Monday, August 29, 2016


Thousands March For Slain Serbian PM Djindjic

More than 15,000 people marched in Belgrade on March 12 in silence to mark the 10th anniversary of the assassination of Serbian Prime Minister Zoran Djindjic.
More than 15,000 people marched in Belgrade on March 12 in silence to mark the 10th anniversary of the assassination of Serbian Prime Minister Zoran Djindjic.
More than 15,000 people joined a march honoring Serbia's slain Prime Minister Zoran Djindjic, the reformist leader who led efforts to bring Belgrade closer to the West after the wars of the 1990s.

Djindjic was killed by a sniper on March 12, 2003 in front of the government headquarters in central Belgrade. He was 50 years old.

More than a dozen nationalist paramilitary members and gang members have been convicted and sentenced for the killing.

Djindjic played a key role in the ouster in 2000 of President Slobodan Milosevic and his extradition to the UN war crimes tribunal in The Hague.

While serving as prime minister in 2001-03, Djindjic launched reforms and set Serbia on the path toward European integration.

Analysts say Djindjic's killing was a major setback for Belgrade's progress.

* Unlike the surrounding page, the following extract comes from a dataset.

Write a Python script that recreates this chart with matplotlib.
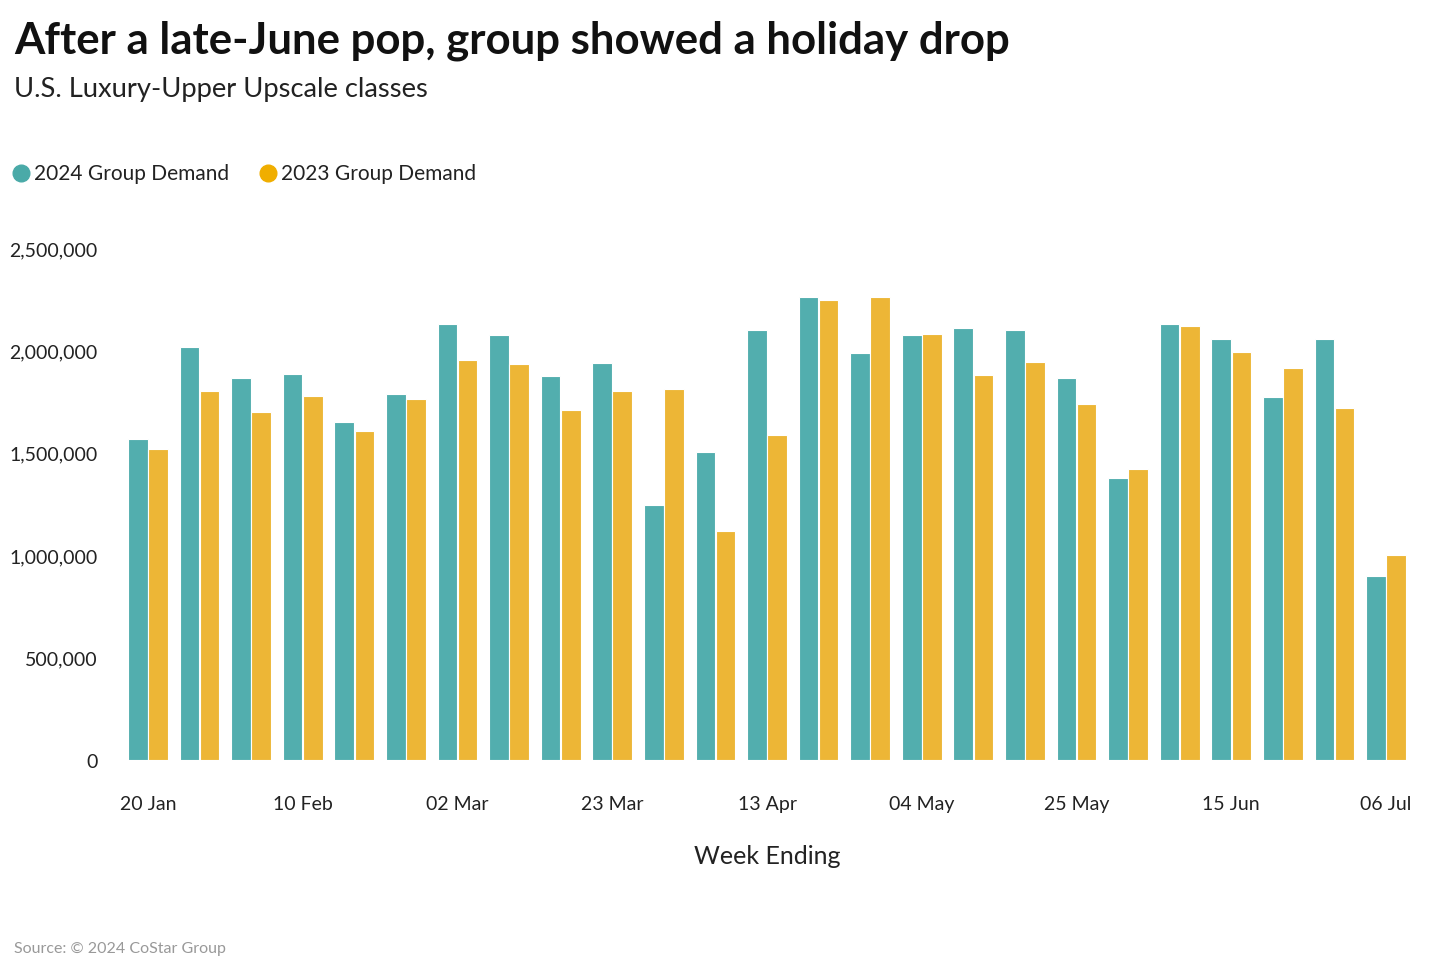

PHOTO GALLERY: Remembering Zoran Djindjic:

  • Zoran Djindjic, the leader of Serbia's Democratic Party, which he helped found, poses in front of election posters with the slogan "Fair" on December 23, 1993.
  • Djindjic joins hands with fellow opposition leaders Vesna Pesic and Vuk Draskovic during a protest against then-Serbian President Slobodan Milosevic on December 4, 1996.
  • Djindjic took office as mayor of Belgrade in February 1997, becoming the city's first noncommunist mayor since World War II. Here, he stands next to a communist five-pointed star after it was removed from the Belgrade parliament building.
  • A strong opponent of Yugoslav President Slobodan Milosevic, Djindjic calls for a boycott of presidential and parliamentary elections during a demonstration in Belgrade on September 20, 1997.
  • Djindjic greets supporters of his Zajedno (Together) coalition during an antigovernment rally in the southern Serbian town of Nis on January 8, 1997.
  • The three leaders of the Zajedno opposition coalition meet U.S. Secretary of State Madeleine Albright at the U.S. State Department in Washington on April 4, 1997.
  • Djindjic waves to supporters who had gathered at the airport upon his arrival in Belgrade on July 4, 1999. Djindjic had left Belgrade after the beginning of the NATO air strikes against Yugoslavia, facing charges of draft evasion that carried up to 20 years in prison.
  • Djindjic and fellow protesters sit in front of a police cordon during a march against Yugoslav President Slobodan Milosevic on September 29, 1999.
  • Members of the Democratic Party of Serbia celebrate Djindjic's election victory in Belgrade on December 24, 2000. He took office as prime minister one month later.
  • Djindjic with U.S. Secretary of State Colin Powell outside the State Department in Washington, D.C., on May 21, 2002.
  • On March 12, 2003, a sniper connected to an ultranationalist police unit shot Djindjic in broad daylight outside a government building. Here, close friends and colleagues pay their last respects at the St. Sava church in Belgrade on March 15.
  • Djindjic's son Luka, wife, Ruzica, and daughter Jovana at the funeral service
  • Hundreds of thousands of people walk in a silent procession toward Belgrade's New Cemetery, where Djindjic was to be buried.
  • Zvezdan Jovanovic, a former deputy commander of the elite Red Berets secret service unit, stands trial in Belgrade in 2003 for firing the bullets that killed Djindjic. He and another 11 men have been convicted of collaborating in the assassination plot.
  • The alleged mastermind of the assassination plot, former paramilitary leader Milorad Ulemek, also known as Legija, awaits trial on May 10, 2003. He and the shooter, Zvezdan Jovanovic, were both sentenced in 2007 to 40 years in jail for conspiring to assassinate Djindjic.
  • A woman walks past placards announcing the commemorative march in the Serbian capital to mark the 10th anniversary of Djindjic's assassination. (AFP/Andrej Isakovic)
  • More than 15,000 people marched in silence in Belgrade on March 12 to mark the 10th anniversary of Djindjic's assassination. (AFP/Andrej Isakovic)
  • Religious, political, and cultural figures turned out to pay their respects at the March 12 ceremony.
  • Serbian Prime Minister Ivica Dacic (center) and members of the government pay their respects on March 12, 2013, in front of the Serbian government building where Djindjic was assassinated 10 years ago in Belgrade.